California regulations already restrict testing of self-driving technology in such large vehicles. The passage of the legislation would make those restrictions permanent, regardless of any technological progress.
On the surface, California Assembly Bill 316 would seem a sensible safety regulation for a technology that has proved to be expensive, difficult to develop and not necessarily ready for deployment on the nation's highways.
But codifying the restriction permanently into law would have a darker outcome: to obstruct development of a potentially lifesaving and infrastructure-extending technology in the name of saving some high-paying, blue-collar occupations that don't require a college degree.
Let us be clear: We remain highly dubious of the safety claims of those seeking to sell underdeveloped automated driving technologies for light or heavy-duty vehicles. Tesla's overhyped marketing claims for its "Full Self-Driving" system border on criminal malfeasance. Those pushing undercooked solutions are motivated to speed up their return on a massive investment in attempting to automate what is an incredibly complex task.

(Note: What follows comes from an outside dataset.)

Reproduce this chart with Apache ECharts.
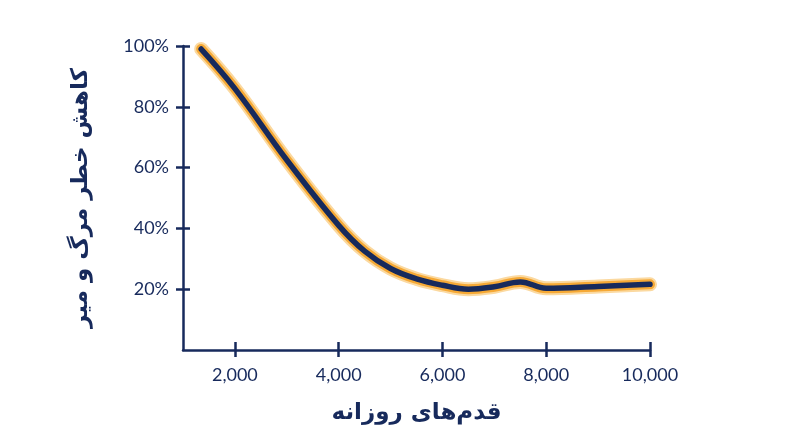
<!DOCTYPE html>
<html>
<head>
<meta charset="utf-8">
<script src="https://cdn.jsdelivr.net/npm/echarts@6/dist/echarts.min.js"></script>
<style>
html,body{margin:0;padding:0;background:#fff;}
#c{width:800px;height:447px;}
</style>
</head>
<body>
<div id="c"></div>
<script>
var steps = [1350, 2000, 3000, 4000, 4500, 5000, 5500, 6000, 6500, 7000, 7500, 8000, 9000, 10000];
var risk = [99, 86, 62.5, 41, 32.5, 26.8, 23.4, 21.3, 20, 20.8, 22.4, 20.3, 20.9, 21.6];
var xTicks = [2000, 4000, 6000, 8000, 10000];
var yTicks = [20, 40, 60, 80, 100];
var xTitle = 'قدم‌های روزانه';
var yTitle = 'کاهش خطر مرگ و میر';

var navy = '#172a5c';
var orange = '#f6a935';
var data = steps.map(function (s, i) { return [s, risk[i]]; });

var chart = echarts.init(document.getElementById('c'));
var labelFont = {color: navy, fontSize: 18, fontFamily: 'Lato, "Noto Sans", sans-serif'};
chart.setOption({
  animation: false,
  grid: {left: 183, right: 150, top: 46, bottom: 97},
  xAxis: [{
    type: 'value', min: 1000, max: 10000,
    name: xTitle, nameLocation: 'middle', nameGap: 52,
    nameTextStyle: {color: navy, fontSize: 23, fontWeight: 'bold', fontFamily: '"DejaVu Sans", sans-serif'},
    axisLine: {show: true, lineStyle: {color: navy, width: 2.5}},
    axisTick: {show: true, length: 7, lineStyle: {color: navy, width: 2.5}, customValues: xTicks},
    axisLabel: Object.assign({margin: 16, customValues: xTicks, formatter: function (v) { return v.toLocaleString('en-US'); }}, labelFont),
    splitLine: {show: false}
  }, {
    type: 'value', min: 1000, max: 10000, position: 'bottom',
    axisLine: {show: false},
    axisTick: {show: true, inside: true, length: 8, lineStyle: {color: navy, width: 2.5}, customValues: xTicks},
    axisLabel: {show: false}, splitLine: {show: false}
  }],
  yAxis: [{
    type: 'value', min: 0, max: 100,
    name: yTitle, nameLocation: 'middle', nameGap: 90, nameRotate: 90,
    nameTextStyle: {color: navy, fontSize: 23, fontWeight: 'bold', fontFamily: '"DejaVu Sans", sans-serif'},
    axisLine: {show: true, lineStyle: {color: navy, width: 2.5}},
    axisTick: {show: true, length: 7, lineStyle: {color: navy, width: 2.5}, customValues: yTicks},
    axisLabel: Object.assign({margin: 14, customValues: yTicks, formatter: '{value}%'}, labelFont),
    splitLine: {show: false}
  }, {
    type: 'value', min: 0, max: 100, position: 'left',
    axisLine: {show: false},
    axisTick: {show: true, inside: true, length: 7, lineStyle: {color: navy, width: 2.5}, customValues: yTicks},
    axisLabel: {show: false}, splitLine: {show: false}
  }],
  series: [{
    type: 'line', data: data, smooth: 0.4, showSymbol: false, silent: true,
    lineStyle: {color: '#fbd9a0', width: 14, cap: 'round', join: 'round'}
  }, {
    type: 'line', data: data, smooth: 0.4, showSymbol: false, silent: true,
    lineStyle: {color: orange, width: 10, cap: 'round', join: 'round'}
  }, {
    type: 'line', data: data, smooth: 0.4, showSymbol: false, silent: true,
    lineStyle: {color: navy, width: 5.5, cap: 'round', join: 'round'}
  }]
});
</script>
</body>
</html>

Yet the vision of fully autonomous vehicle operation remains a technological challenge worth trying to solve, especially for those in the logistics industries. There are 38.9 million trucks registered in the United States, according to the American Trucking Associations, and traffic deaths involving large trucks — currently being operated exclusively by human beings — jumped a disproportionate 17 percent year over year in 2021. An average of 5,000 people per year are killed in collisions involving large trucks. Clearly, driving an over-the-road semi professionally remains a dangerous, largely tedious occupation, but one that still requires special skills to do well and safely.
Traffic safety must always be Job 1 in the continued development of autonomous driving technologies for vehicles of all sizes. When those technologies satisfactorily demonstrate that mission is accomplished, only then can human safety drivers be removed. But no law passed now should try to stop tomorrow's technological advancements.